Why do I reserve the right to provide information about your account if it is necessary in order to keep Tarsnap running or to diagnose or fix problems with Tarsnap or another network? [context]
This one is simple: Things break, and I want to be able to fix them. For example, if I get a phone call from a network administrator saying "hey, my network is falling over because lots of machines are sending huge volumes of data to your server", I want to be able to say "right, go talk to firstname.lastname@example.org, because he's the guy who set up fifty machines to do their backups at exactly the same time".
Why do people have to pay in advance to use Tarsnap? Why can't you just bill credit cards at the end of each month? [context]
There are three major reasons for this:
- Predictability. This way, you're not going to get surprised with a large bill at the end of the month, and I'm not going to get surprised by someone not paying their bill.
- Simplicity. Keeping a list of credit card numbers (securely) and charging them at the end of each month is complicated; dealing with expired/cancelled credit cards, failed charges, etc. would just add to the headaches.
- Economics. Many people using Tarsnap have less than 1 GB of data stored — that is, they're using less than $0.25/month of storage. Given that credit card processors typically take a fee of about $0.30 + 2.5% to charge credit cards, charging credit cards every month for such small amounts would be a horrible waste of money — whereas having someone deposit $5 which lasts them for the next 20 months works out quite reasonably.
Why do you need names and addresses of Canadian Tarsnap users? Why can't they remain anonymous? [context]

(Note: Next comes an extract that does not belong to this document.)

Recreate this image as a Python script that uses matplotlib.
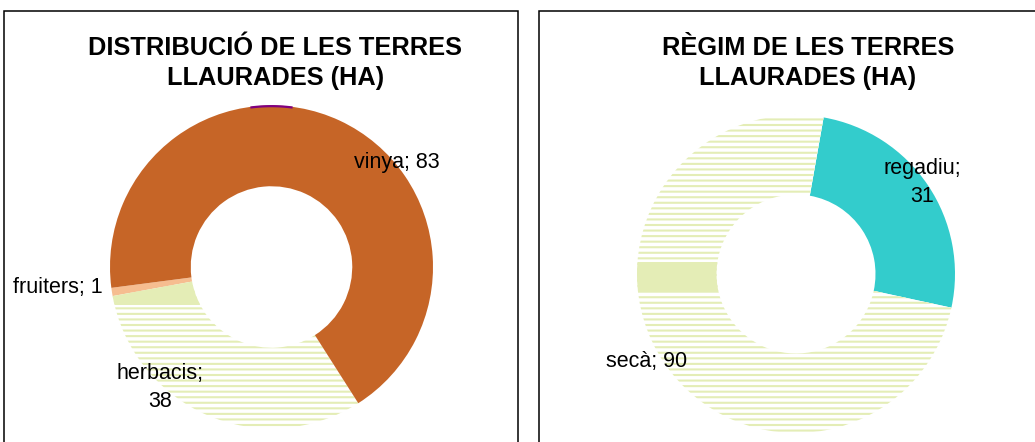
import matplotlib.pyplot as plt
from matplotlib.patches import Rectangle, Wedge
import numpy as np

plt.rcParams['font.family'] = ['Liberation Sans', 'DejaVu Sans']
plt.rcParams['hatch.linewidth'] = 1.5

W, H = 1035, 442

# --- dades ---
titol_esq = 'DISTRIBUCIÓ DE LES TERRES\nLLAURADES (HA)'
cat_esq = ['herbacis', 'fruiters', 'vinya']
val_esq = [38, 1, 83]
col_esq = ['#E4EDB6', '#F6BD90', '#C66527']

titol_dre = 'RÈGIM DE LES TERRES\nLLAURADES (HA)'
cat_dre = ['regadiu', 'secà']
val_dre = [31, 90]
col_dre = ['#33CCCC', '#E4EDB6']

VERD = '#E4EDB6'


def eix_px(cx, cy, r):
    # eix quadrat centrat a (cx, cy) en pixels, radi r
    return [(cx - r) / W, (H - cy - r) / H, 2 * r / W, 2 * r / H]


def ratllat(ax, w, banda):
    # ratlles horitzontals + tros ple (com al original)
    w.set_facecolor('white')
    w.set_edgecolor(VERD)
    w.set_linewidth(0)
    w.set_hatch('---')
    ple = Wedge((0, 0), w.r, w.theta1, w.theta2, width=w.width,
                facecolor=VERD, linewidth=0)
    ax.add_patch(ple)
    x0, y0, x1, y1 = banda
    rect = Rectangle((x0, y0), x1 - x0, y1 - y0, transform=ax.transData)
    ple.set_clip_path(rect)


fig = plt.figure(figsize=(W / 100, H / 100), dpi=100)

# caixes
fig.add_artist(Rectangle((3.5 / W, -0.05), 514 / W, 1.05 - 11.5 / H,
                         transform=fig.transFigure, fill=False, ec='black', lw=1.1))
fig.add_artist(Rectangle((538.5 / W, -0.05), 510 / W, 1.05 - 11.5 / H,
                         transform=fig.transFigure, fill=False, ec='black', lw=1.1))

# titols
fig.text(275.5 / W, 1 - 36 / H, titol_esq, ha='center', va='top',
         fontsize=18.3, fontweight='bold', linespacing=1.32)
fig.text(808 / W, 1 - 36 / H, titol_dre, ha='center', va='top',
         fontsize=18.3, fontweight='bold', linespacing=1.32)

# --- grafic esquerre ---
ax1 = fig.add_axes(eix_px(271.5, 267, 161.5))
wed1, _ = ax1.pie(val_esq, colors=col_esq, startangle=302.5, counterclock=False,
                  wedgeprops=dict(width=0.5, linewidth=0))
ratllat(ax1, wed1[0], (-1.1, -0.235, 0.2, 0.0))
# linia lila a dalt
t = np.radians(np.linspace(82.5, 97.5, 20))
ax1.plot(np.cos(t), np.sin(t) - 0.004, color='#800080', lw=1.6,
         solid_capstyle='butt', zorder=5, clip_on=False)
ax1.text(0.777, 0.644, f'{cat_esq[2]}; {val_esq[2]}', ha='center', va='center', fontsize=15.5)
ax1.text(-1.322, -0.13, f'{cat_esq[1]}; {val_esq[1]}', ha='center', va='center', fontsize=15.5)
ax1.text(-0.69, -0.745, f'{cat_esq[0]};\n{val_esq[0]}', ha='center', va='center',
         fontsize=15.5, linespacing=1.45)
ax1.set_xlim(-1, 1)
ax1.set_ylim(-1, 1)

# --- grafic dret ---
ax2 = fig.add_axes(eix_px(796, 274, 159))
wed2, _ = ax2.pie(val_dre, colors=col_dre, startangle=80, counterclock=False,
                  wedgeprops=dict(width=0.5, linewidth=0))
ratllat(ax2, wed2[1], (-1.1, -0.107, 0.0, 0.075))
ax2.text(0.792, 0.575, f'{cat_dre[0]};\n{val_dre[0]}', ha='center', va='center',
         fontsize=15.5, linespacing=1.45)
ax2.text(-0.937, -0.553, f'{cat_dre[1]}; {val_dre[1]}', ha='center', va='center', fontsize=15.5)
ax2.set_xlim(-1, 1)
ax2.set_ylim(-1, 1)

fig.savefig('out.png', dpi=100)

I have to remit GST/HST to the government, and the rate depends on where you're living. Arguably this only requires me to know which province you're in, but the regulations refer to businesses collecting customer addresses and I don't want to get into arguments with the Canada Revenue Agency about whether asking for the province alone is good enough.
Similarly, I'm required to provide invoices which show your name, and I can't do that if I don't know your name.
Section 188 of the BC Provincial Sales Tax Act prohibits advertising that sales taxes "will be assumed or absorbed by the [vendor]", "will not be considered as part of the amount payable", or "will be refunded". This is, of course, the exact opposite of what happens in Europe, where VAT is required to be included in advertised prices. Alas, Tarsnap is based on British Columbia, so it has to conform with British Columbian legislation, no matter how idiotic.
So instead of charging 250 picodollars including tax, like I do for all other Canadians, I give British Columbians a 3/28ths discount, then add sales taxes. Google, of course, can tell you what 223.214285 plus 12% tax works out to.
There are some things which I will almost certainly have to change in the future. One likely point of adjustment is paragraph 7 — I hope that I will be able to lower the price I charge people for using Tarsnap at some point — while another is in paragraph 10 — there will probably be a more streamlined process for closing an account and withdrawing unspent funds than "send me an email" at some point.
Given that you will always have 30 days' notice before being bound by any change (I'm presuming that if I lower the price, nobody will insist that they want to be charged the higher rate, but for anything more serious than that I certainly plan on giving at least 30 days' notice of any changes), I don't think this is a big deal.